Ability of Head Impact Measurements to Predict Sports Concussions: A Review

Young Joon Kim; Nasir M Stovall; Blake Bacevich; Christopher Stapleton; Ganesh Shankar; Craig A Rovito; Daniel H Daneshvar; Ron Hirschberg; Ross D Zafonte; Brian V Nahed

doi:10.1227/neu.0000000000003524

Ability of Head Impact Measurements to Predict Sports Concussions: A Review

Neurosurgery. 2025 May 27. doi: 10.1227/neu.0000000000003524. Online ahead of print.

Authors

Young Joon Kim^{1

2}, Nasir M Stovall^{1

2}, Blake Bacevich^{1

2}, Christopher Stapleton³, Ganesh Shankar³, Craig A Rovito⁴, Daniel H Daneshvar⁴, Ron Hirschberg⁴, Ross D Zafonte⁴, Brian V Nahed³

Affiliations

¹ Harvard Medical School, Boston, Massachusetts, USA.
² Athlex AI, Boston, Massachusetts, USA.
³ Department of Neurosurgery, Massachusetts General Hospital, Boston, Massachusetts, USA.
⁴ Department of Physical Medicine and Rehabilitation, Massachusetts General Hospital, Boston, Massachusetts, USA.

PMID: 40422552
DOI: 10.1227/neu.0000000000003524

Abstract

Background and objectives: Provide a review of the current landscape of motion sensor-based analyses of mild traumatic brain injury (concussion) and shed light on avenues for further investigation.

Methods: A review of the literature on motion sensor-based concussion studies was conducted using search terms "concussion prediction sensor," "concussion prediction motion," "concussion diagnosis sensor," and "concussion diagnosis motion" in PubMed (between January 2000 and March 2024). In total, 207 publications were initially identified. However, only 14 studies were ultimately included, due to lack of requisite measurement variables, focus on different outcomes, or participant overlap with included studies. Consolidation of mean and standard deviation of measurement variables was performed using the application of Cochrane formula.

Results: Across 14 studies, most used head impact data from football (85.7%) and the Head Impact Telemetry system for data acquisition (92.9%). Most of the studies used data sets from collegiate athletes (71.4%). A minority of studies included female athletes (14.3%). On average, male athletes experienced higher linear and rotational accelerations during concussive vs nonconcussive impacts (97.6 ± 33.8 g and 4614.9 ± 2568.7 rad/s2 vs 24.4 ± 16.2 g and 1641.9 ± 1216.6 rad/s2). Moreover, male athletes experienced higher linear accelerations, but similar rotational accelerations, compared with female athletes specifically during concussive impacts (97.6 ± 33.8 g and 4614.9 ± 2568.7 rad/s2 vs 43.0 ± 11.5 g and 4030 ± 1435 rad/s2). Notably, studies that predicted concussion probability using multivariate regression methods (26.7%) demonstrated challenges with accuracy due to low positive predictive values (ranging from 0.3%-0.9%) and high false-positive rates (up to 39.4%).

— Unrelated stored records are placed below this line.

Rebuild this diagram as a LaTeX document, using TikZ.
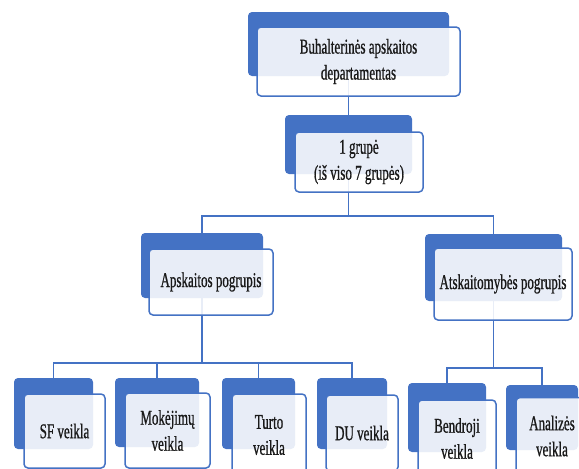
\documentclass[tikz,border=0pt]{standalone}
\usepackage{fontspec}
\setmainfont[FakeStretch=0.62,FakeBold=0.8]{Liberation Serif}
\usepackage{tikz}
\definecolor{orgblue}{HTML}{4472C4}
\tikzset{
    backbox/.style={draw=none, fill=orgblue, rounded corners=4pt, inner sep=0pt},
    frontbox/.style={draw=orgblue, line width=1.5pt, fill=white, fill opacity=0.88, text opacity=1,
        rounded corners=4pt, inner sep=0pt, align=center, text=black!90,
        font=\fontsize{21}{26}\selectfont},
    link/.style={draw=orgblue, line width=1.3pt}
}

\begin{document}
\begin{tikzpicture}[x=1pt,y=-1pt]
    \useasboundingbox (0,0) rectangle (579,469);
    \clip (0,0) rectangle (579,469);

    % back boxes
    \node[backbox, minimum width=201, minimum height=64] at (348.5,44) (bTop) {};
    \node[backbox, minimum width=127, minimum height=59] at (348.5,144.5) (bGroup) {};
    \node[backbox, minimum width=122, minimum height=65] at (202,265.5) (bApsk) {};
    \node[backbox, minimum width=137, minimum height=67] at (493.5,267.5) (bAtsk) {};
    \node[backbox, minimum width=79, minimum height=71] at (53.5,413.5) (bSF) {};
    \node[backbox, minimum width=84, minimum height=69] at (157,412.5) (bMok) {};
    \node[backbox, minimum width=73, minimum height=71] at (258.5,413.5) (bTurto) {};
    \node[backbox, minimum width=70, minimum height=71] at (352,413.5) (bDU) {};
    \node[backbox, minimum width=78, minimum height=69] at (447,417.5) (bBend) {};
    \node[backbox, minimum width=72, minimum height=65] at (542,417.5) (bAnal) {};

    % connectors
    \coordinate (jGroup) at (348.5,216);
    \coordinate (jApsk) at (202,363);
    \coordinate (jAtsk) at (493.5,368);
    \path[link] (bTop.south) -- (bGroup.north);
    \path[link] (bGroup.south) -- (jGroup) -| (bApsk.north);
    \path[link] (jGroup) -| (bAtsk.north);
    \path[link] (bApsk.south) -- (jApsk);
    \foreach \n in {bSF,bMok,bTurto,bDU}
        \path[link] (jApsk) -| (\n.north);
    \path[link] (bAtsk.south) -- (jAtsk) -| (bBend.north);
    \path[link] (jAtsk) -| (bAnal.north);

    % front boxes
    \node[frontbox, minimum width=203, minimum height=69] at (358.5,61.5) (fTop) {Buhalterinės apskaitos\\departamentas};
    \node[frontbox, minimum width=128, minimum height=60] at (359,162) (fGroup) {1 grupė\\(iš viso 7 grupės)};
    \node[frontbox, minimum width=124, minimum height=66] at (211,282) (fApsk) {Apskaitos pogrupis};
    \node[frontbox, minimum width=138, minimum height=72] at (503,284) (fAtsk) {Atskaitomybės pogrupis};
    \node[frontbox, minimum width=81, minimum height=74] at (64.5,431) (fSF) {SF veikla};
    \node[frontbox, minimum width=85, minimum height=75] at (167.5,430.5) (fMok) {Mokėjimų\\veikla};
    \node[frontbox, minimum width=74, minimum height=82] at (269,435) (fTurto) {Turto\\veikla};
    \node[frontbox, minimum width=72, minimum height=76] at (362,433) (fDU) {DU veikla};
    \node[frontbox, minimum width=78, minimum height=77] at (457,438.5) (fBend) {Bendroji\\veikla};
    \node[frontbox, minimum width=72, minimum height=77] at (552,436) (fAnal) {Analizės\\veikla};
\end{tikzpicture}
\end{document}
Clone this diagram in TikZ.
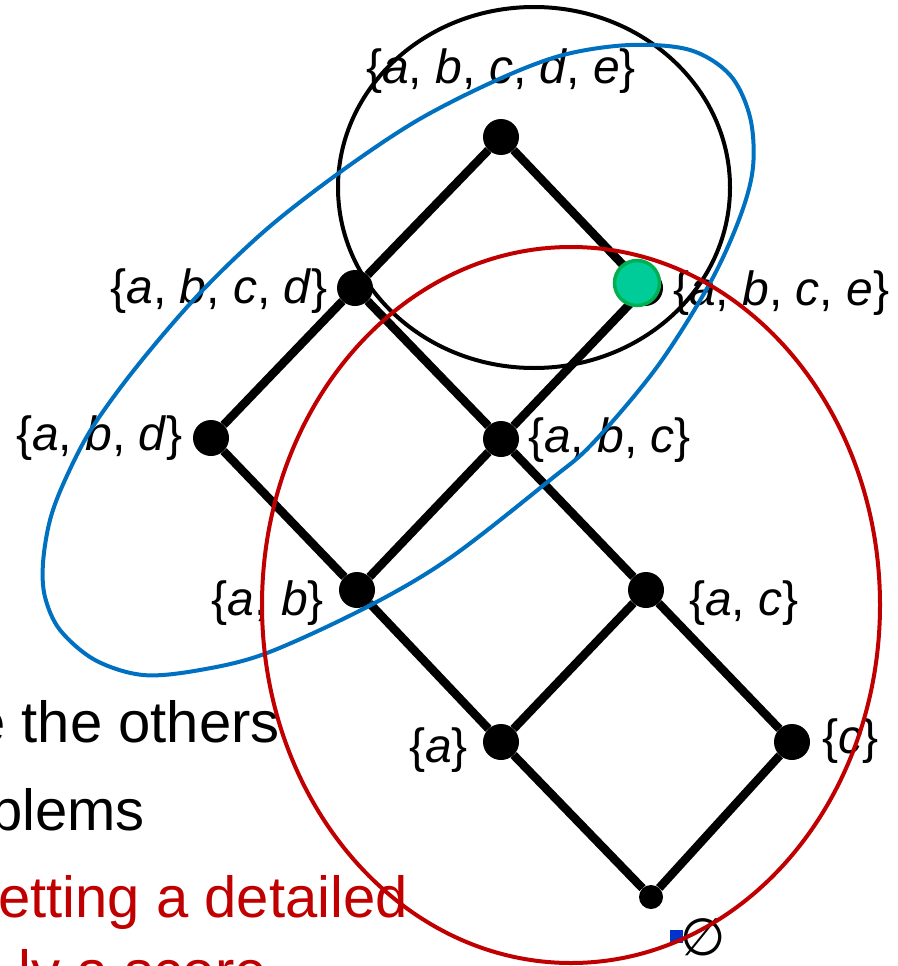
\documentclass[tikz,border=0pt]{standalone}
\usepackage{fontspec}
\setmainfont{Liberation Sans}
\newfontfamily\symfont{DejaVu Sans}
\usetikzlibrary{positioning}

\definecolor{setred}{HTML}{C00000}
\definecolor{setblue}{HTML}{0070C0}
\definecolor{markblue}{HTML}{0033CC}
\definecolor{hitfill}{HTML}{00CC99}
\definecolor{hitdraw}{HTML}{00B050}

\newcommand{\el}[1]{\textit{#1}}

\begin{document}
\begin{tikzpicture}[
    x=1pt, y=-1pt,
    dot/.style={circle, fill=black, inner sep=0pt, minimum size=36pt},
    bottomdot/.style={dot, minimum size=24pt},
    hit/.style={circle, fill=hitfill, draw=hitdraw, line width=3.5pt,
                inner sep=0pt, minimum size=45pt},
    setlbl/.style={inner sep=0pt, font=\fontsize{48}{58}\selectfont},
    bullet/.style={inner sep=0pt, anchor=base east,
                   font=\fontsize{58}{70}\selectfont},
    link/.style={line width=8.5pt},
    ring/.style={line width=4pt},
]
\useasboundingbox (0,0) rectangle (897,966);
\clip (0,0) rectangle (897,966);

%% --- Slide text behind the lattice -----------------------------------------
\node[bullet] (txt_others) at (280,742) {e the others};
\node[bullet] (txt_blems)  at (145,830) {blems};
\node[bullet, text=setred] (txt_detail) at (408,917) {etting a detailed};
\node[bullet, text=setred] (txt_score)  at (267,991) {ly a score};

%% --- Lattice points -----------------------------------------------------------
\node[dot] (abcde) at (501,137) {};
\node[dot] (abcd)  at (355,288) {};
\node[dot] (abce)  at (645,288) {};
\node[dot] (abd)   at (211,438) {};
\node[dot] (abc)   at (501,439) {};
\node[dot] (ab)    at (357,590) {};
\node[dot] (ac)    at (646,590) {};
\node[dot] (na)    at (501,742) {};
\node[dot] (nc)    at (792,742) {};
\node[bottomdot] (empty) at (651,897) {};

%% --- Covering relations -------------------------------------------------------
\draw[link] (abcde) -- (abcd);
\draw[link] (abcde) -- (abce);
\draw[link] (abcd)  -- (abd);
\draw[link] (abcd)  -- (abc);
\draw[link] (abce)  -- (abc);
\draw[link] (abd)   -- (ab);
\draw[link] (abc)   -- (ab);
\draw[link] (abc)   -- (ac);
\draw[link] (ab)    -- (na);
\draw[link] (ac)    -- (na);
\draw[link] (ac)    -- (nc);
\draw[link] (na)    -- (empty);
\draw[link] (nc)    -- (empty);

%% --- Marked point -------------------------------------------------------------
\node[hit] (mark) at (637,283) {};

%% --- Set labels ---------------------------------------------------------------
\node[setlbl, anchor=base] (l_abcde) at (501,83)
    {\{\el{a}, \el{b}, \el{c}, \el{d}, \el{e}\}};
\node[setlbl, anchor=base east] (l_abcd) at (328,303)
    {\{\el{a}, \el{b}, \el{c}, \el{d}\}};
\node[setlbl, anchor=base west] (l_abce) at (673,305)
    {\{\el{a}, \el{b}, \el{c}, \el{e}\}};
\node[setlbl, anchor=base east] (l_abd) at (183,450)
    {\{\el{a}, \el{b}, \el{d}\}};
\node[setlbl, anchor=base west] (l_abc) at (528,452)
    {\{\el{a}, \el{b}, \el{c}\}};
\node[setlbl, anchor=base east] (l_ab) at (324,615)
    {\{\el{a}, \el{b}\}};
\node[setlbl, anchor=base west] (l_ac) at (689,615)
    {\{\el{a}, \el{c}\}};
\node[setlbl, anchor=base east] (l_a) at (468,762)
    {\{\el{a}\}};
\node[setlbl, anchor=base west] (l_c) at (822,753)
    {\{\el{c}\}};
\node[inner sep=0pt, font=\symfont\fontsize{52}{54}\selectfont]
    (l_empty) at (703,937) {∅};
\node[fill=markblue, inner sep=0pt, minimum size=13pt] (cursor) at (676,936) {};

%% --- Groupings ----------------------------------------------------------------
\draw[ring] (534,187.5) ellipse [x radius=196, y radius=180.5];
\draw[ring, setblue] plot[smooth cycle, tension=0.55] coordinates {
    (563,55) (630,45) (690,50) (730,75) (750,117) (753,167) (740,217)
    (710,283) (657,367) (593,443) (550,480) (450,558) (367,607) (267,653)
    (200,670) (143,675) (95,660) (60,630) (45,597) (43,563) (50,520)
    (65,480) (92,428) (138,365) (200,293) (268,228) (343,170) (418,120)
    (497,80)};
\draw[ring, setred] (571,605) ellipse [x radius=309, y radius=358];

\end{tikzpicture}
\end{document}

Conclusion: Despite the statistical differences in head impact measurements between concussive and nonconcussive impacts, they have limited clinical utility as a stand-alone concussion identification tool. Head impact measurements may be most useful when used as an adjunct to other clinical and physiological markers.

Keywords: Concussion; Impact; Prediction; Sensor; Trauma.